CHAPTER 10 (Cain and Herod): SEQUENCES, SERIES AND ALL THAT: notes available here.

• 10.1: Introduction
  • Just know that one motivation comes from Taylor series.
• 10.2: Sequences
  • Know the definition of a sequence and some common examples.
  • Know what it means for a sequence to converge.
• 10.3: Series
  • Know the definition of a series.
  • Know what it means for a series to converge.
  • Know the definition of the harmonic series.
  • Know the integral test.
• 10.4: More Series
  • Know the definition of a positive series.
  • Know the comparison test for convergence (it's the method of this section; they don't call it the comparison test till the next section).
• 10.5: Even More Series
  • Know the ratio test for convergence.
• 10.6: A Final Remark
  • Know the alternating test for convergence.

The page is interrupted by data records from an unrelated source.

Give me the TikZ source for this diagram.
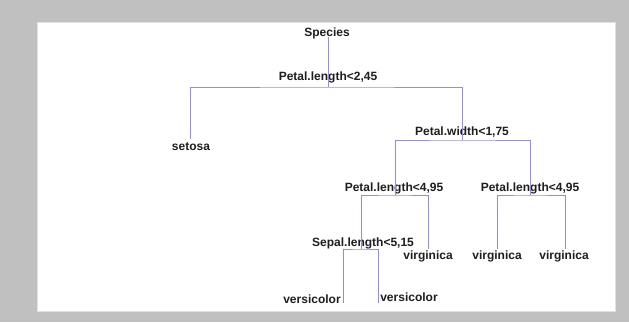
\documentclass[tikz,border=0pt]{standalone}
\usepackage{fontspec}
\setmainfont{Liberation Sans}
\definecolor{frame}{RGB}{192, 192, 192}
\definecolor{panel}{RGB}{255, 255, 255}
\definecolor{branch}{RGB}{140, 140, 255}
\definecolor{ink}{RGB}{30, 30, 30}
\usepackage{tikz}
\usetikzlibrary{positioning}
\tikzset{
    split/.style={font=\bfseries\fontsize{12}{14}\selectfont, text=ink, inner sep=0pt},
    leaf/.style={split},
    edge/.style={branch, line width=0.9pt}
}
\begin{document}
\begin{tikzpicture}[x=1pt, y=-1pt]
            \fill[frame] (0,0) rectangle (629,322);
            \fill[panel] (37,22) rectangle (615,311);
            \draw[black!12] (37,22) rectangle (615,311);
            \node[split] (species) at (327,33)  {Species};
            \node[split] (petlenA) at (328,77)  {Petal.length<2,45};
            \node[leaf]  (setosa)  at (191,147) {setosa};
            \node[split] (petwid)  at (462,132) {Petal.width<1,75};
            \node[split] (petlenB) at (394,188) {Petal.length<4,95};
            \node[split] (petlenC) at (530,188) {Petal.length<4,95};
            \node[split] (seplen)  at (363,243) {Sepal.length<5,15};
            \node[leaf]  (virgA)   at (428,256) {virginica};
            \node[leaf]  (virgB)   at (497,256) {virginica};
            \node[leaf]  (virgC)   at (564,256) {virginica};
            \node[leaf]  (versA)   at (312,299) {versicolor};
            \node[leaf]  (versB)   at (409,297) {versicolor};
            \coordinate (root)   at (328,37);
            \coordinate (sA)     at (328,87);
            \coordinate (sB)     at (462,140);
            \coordinate (sC)     at (395,195);
            \coordinate (sD)     at (530,195);
            \coordinate (sE)     at (361,249);
            \coordinate (setEnd) at (190,139);
            \coordinate (vAEnd)  at (428,249);
            \coordinate (vBEnd)  at (497,249);
            \coordinate (vCEnd)  at (565,249);
            \coordinate (wAEnd)  at (343,303);
            \coordinate (wBEnd)  at (378,303);
            \draw[edge] (root) -- (sA);
            \draw[edge] (setEnd) |- (sA) -| (sB);
            \draw[edge] (sC) |- (sB) -| (sD);
            \draw[edge] (sE) |- (sC) -| (vAEnd);
            \draw[edge] (vBEnd) |- (sD) -| (vCEnd);
            \draw[edge] (wAEnd) |- (sE) -| (wBEnd);
        \end{tikzpicture}
\end{document}
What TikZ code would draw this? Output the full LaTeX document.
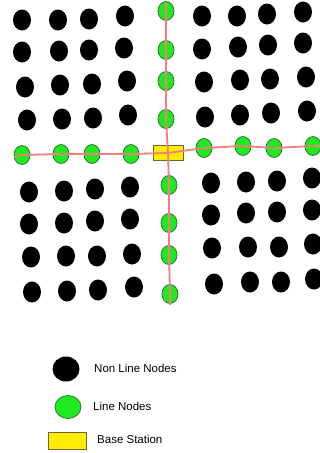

From Line Integrals to Green's Theorem: TBD

Also, you may wish to look at some worked out examples before class that are similar to the HW. These are available online here, those these problems are from the 2010 version of the class, which used a different book; I will do many of these problems in class. The reason I want to do these is precisely because I have written up the solution. This way you can sit back a bit more and follow the example without worrying about writing everything down.